Written request
The listing below begins with the first line you should copy; stop after the line containing "from bokeh.resources import INLINE", and drop every picture.

+---+

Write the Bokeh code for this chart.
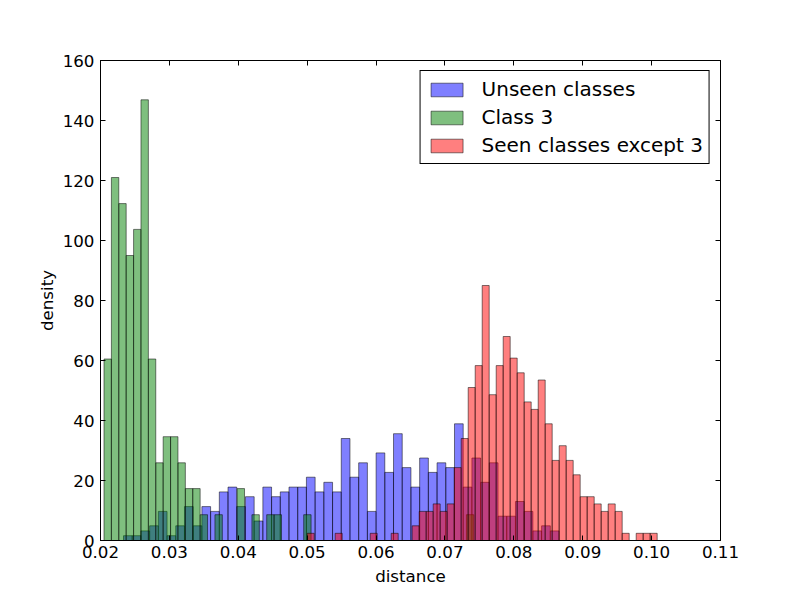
import numpy as np
from bokeh.plotting import figure
from bokeh.models import LinearAxis, FixedTicker, NumeralTickFormatter, Legend, LegendItem, ColumnDataSource
from bokeh.embed import file_html
from bokeh.resources import INLINE

# ---- data (density histograms, 50 bins each) ----
unseen_bin_start = 0.023339
unseen_bin_width = 0.0012644
unseen_density = [1.6, 1.6, 3.2, 4.9, 9.7, 1.6, 4.9, 11.3, 4.9, 11.3,
                  9.7, 16.2, 17.8, 11.3, 14.6, 6.5, 17.8, 14.6, 16.2, 17.8,
                  17.8, 21.1, 16.2, 19.4, 16.2, 34.0, 21.1, 25.9, 9.7, 29.2,
                  22.7, 35.6, 24.3, 17.8, 27.5, 22.7, 25.9, 24.3, 38.9, 17.8,
                  27.5, 19.4, 25.9, 8.1, 8.1, 13.0, 9.7, 3.2, 4.9, 3.2]

class3_bin_start = 0.020508
class3_bin_width = 0.0010736
class3_density = [60.5, 121.0, 112.3, 95.0, 103.7, 146.9, 60.5, 25.9, 34.6, 34.6,
                  25.9, 17.3, 17.3, 8.6, 0, 8.6, 0, 0, 17.3, 0,
                  8.6, 0, 8.6, 8.6, 0, 0, 0, 8.6, 0, 0,
                  0, 0, 0, 0, 0, 0, 0, 0, 0, 0,
                  0, 0, 0, 0, 0, 0, 0, 0, 0, 8.6]

seen_bin_start = 0.050005
seen_bin_width = 0.0010161
seen_density = [2.4, 0, 0, 0, 2.4, 0, 0, 0, 0, 2.4,
                0, 0, 2.4, 0, 0, 4.9, 9.7, 9.7, 12.2, 9.7,
                12.2, 24.3, 34.0, 51.0, 58.3, 85.0, 48.6, 58.3, 68.0, 60.8,
                55.9, 46.2, 43.7, 53.5, 38.9, 26.7, 31.6, 26.7, 21.9, 14.6,
                14.6, 12.2, 9.7, 12.2, 9.7, 2.4, 0, 2.4, 2.4, 2.4]

series_names = ["Unseen classes", "Class 3", "Seen classes except 3"]
series_colors = ["#0000ff", "#008000", "#ff0000"]

x_ticks = [0.02, 0.03, 0.04, 0.05, 0.06, 0.07, 0.08, 0.09, 0.10, 0.11]
y_ticks = [0, 20, 40, 60, 80, 100, 120, 140, 160]

FONT = "DejaVu Sans"

p = figure(width=800, height=600, x_range=(0.02, 0.11), y_range=(0, 160),
           output_backend="svg", toolbar_location=None,
           min_border_left=100, min_border_right=80, min_border_top=60, min_border_bottom=60)
p.xgrid.visible = False
p.ygrid.visible = False
p.outline_line_color = "black"
p.outline_line_width = 1
p.outline_line_alpha = 1
p.background_fill_color = "white"
p.border_fill_color = "white"

def hist_source(start, width, dens):
    d = np.array(dens, dtype=float)
    left = start + width * np.arange(len(d))
    right = left + width
    m = d > 0
    return ColumnDataSource(dict(left=left[m], right=right[m], top=d[m], bottom=np.zeros(m.sum())))

renderers = []
for (start, width, dens), color in zip(
        [(unseen_bin_start, unseen_bin_width, unseen_density),
         (class3_bin_start, class3_bin_width, class3_density),
         (seen_bin_start, seen_bin_width, seen_density)], series_colors):
    src = hist_source(start, width, dens)
    r = p.quad(left="left", right="right", bottom="bottom", top="top", source=src,
               fill_color=color, fill_alpha=0.5, line_color="black", line_alpha=0.5, line_width=1)
    renderers.append(r)

def style_axis(ax, labels=True):
    ax.major_tick_in = 5
    ax.major_tick_out = 0
    ax.minor_tick_in = 0
    ax.minor_tick_out = 0
    ax.axis_line_color = "black"
    ax.major_tick_line_color = "black"
    ax.major_label_text_font = FONT
    ax.major_label_text_font_size = "16.7px"
    ax.axis_label_text_font = FONT
    ax.axis_label_text_font_style = "normal"
    ax.axis_label_text_font_size = "16.7px"
    ax.axis_label_text_color = "black"
    if labels:
        ax.major_label_text_color = "black"
    else:
        ax.major_label_text_color = None
        ax.major_label_standoff = 0

xt = FixedTicker(ticks=x_ticks, minor_ticks=[])
yt = FixedTicker(ticks=y_ticks, minor_ticks=[])

xa = p.xaxis[0]
xa.ticker = xt
xa.formatter = NumeralTickFormatter(format="0.00")
xa.axis_label = "distance"
style_axis(xa)
xa.major_label_standoff = 5
xa.axis_label_standoff = 5

ya = p.yaxis[0]
ya.ticker = yt
ya.axis_label = "density"
style_axis(ya)
ya.major_label_standoff = 6
ya.axis_label_standoff = 3

top_ax = LinearAxis(ticker=FixedTicker(ticks=x_ticks, minor_ticks=[]))
style_axis(top_ax, labels=False)
p.add_layout(top_ax, "above")
right_ax = LinearAxis(ticker=FixedTicker(ticks=y_ticks, minor_ticks=[]))
style_axis(right_ax, labels=False)
p.add_layout(right_ax, "right")

legend = Legend(items=[LegendItem(label=n, renderers=[r]) for n, r in zip(series_names, renderers)],
                location="top_right", margin=10, padding=6, spacing=4,
                glyph_width=40, glyph_height=17, label_standoff=15,
                label_text_font=FONT, label_text_font_size="20px", label_text_color="black",
                border_line_color="black", border_line_width=1, border_line_alpha=1,
                background_fill_color="white", background_fill_alpha=1)
p.add_layout(legend, "center")

open("out.html", "w").write(file_html(p, INLINE))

+---+

Solution to the exercise
Write the Bokeh code for this chart.
import numpy as np
from bokeh.plotting import figure
from bokeh.models import LinearAxis, FixedTicker, NumeralTickFormatter, Legend, LegendItem, ColumnDataSource
from bokeh.embed import file_html
from bokeh.resources import INLINE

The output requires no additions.